One size doesn’t fit all when it comes to KPIs — or architecture and engineering (A&E) firms. Make sure to track and evaluate metrics in a way that’s relevant to your firm’s size, growth stage and market.
Remember: Indicators work best when evaluated together. You wouldn’t drive a car using only the gas gauge or the speedometer — so important business decisions shouldn’t ride on one metric alone.
Use these 10 metrics to understand the financial health of your A&E firm:
1. Overhead rate
Overhead rate may be the most revealing measure of an A&E firm’s profitability. The overhead rate calculates the total of indirect (non-project-related) expenses as a percentage of total direct labor costs.
Overhead rates that are 150% to 175% of direct labor are considered within the industry norm. Lower overhead rates indicate higher overall profitability.
2. Breakeven rate
The breakeven rate is your overhead rate plus 100%. So, if you have an overhead rate of 150%, your breakeven rate would be 250%. You would need gross revenue above 250% to start earning a profit.
You can apply the breakeven rate to your firm’s total labor costs or the salaries of individual employees. For example, to offset a salary of $75,000 you would need gross revenue of $187,500.
3. Revenue per employee
To calculate revenue per employee, divide the year’s total revenue by your headcount. This metric quantifies productivity overall and can help you make decisions about hiring, marketing investments and pricing adjustments.
4. Employee utilization
Employee utilization is typically reported as a percentage. Divide the firm’s total billable hours by the total available work hours. Usually, the higher the employee utilization rate the better, but there could be strategic reasons not to max it out. For example, you might want to protect some bench strength to capture a must-win contract. Or you could invest in strategic overhead work that will give your firm a future market advantage.
5. Backlog
Backlog, or revenue backlog, represents the unbilled value of your existing contracts. It can be expressed as a total dollar amount, in months or as a dollar figure per employee.
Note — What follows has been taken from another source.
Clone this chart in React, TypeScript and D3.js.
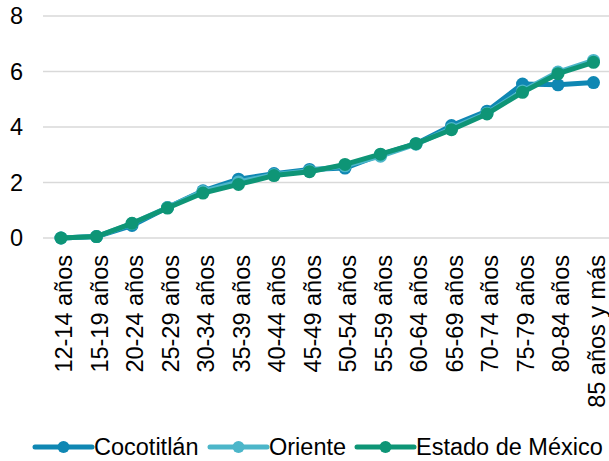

Adjust your backlog metric after every invoicing cycle (which reduces or draws down the backlog) and after every new contract is booked (which adds to the backlog). The backlog target for healthy A&E firms is 100% of your total operating costs or greater.
6. Gross profit
Gross profit is your annual revenue minus the cost to generate that revenue.
You can adjust how much you invest in operating costs, equipment purchases, business development and other routine expenses to influence gross profit.
7. Gross margin
To calculate your gross margin, divide gross profit by total sales. Again, a higher percentage is typically considered better, but by itself, gross margin may not tell the whole story. Strategic short-term investments in wages or overhead could temporarily drive down gross margin down while setting you up for future success.
8. Net multiplier for engineering firms
Net multiplier is the ratio of net revenue to direct labor expense (dollars in versus dollars out).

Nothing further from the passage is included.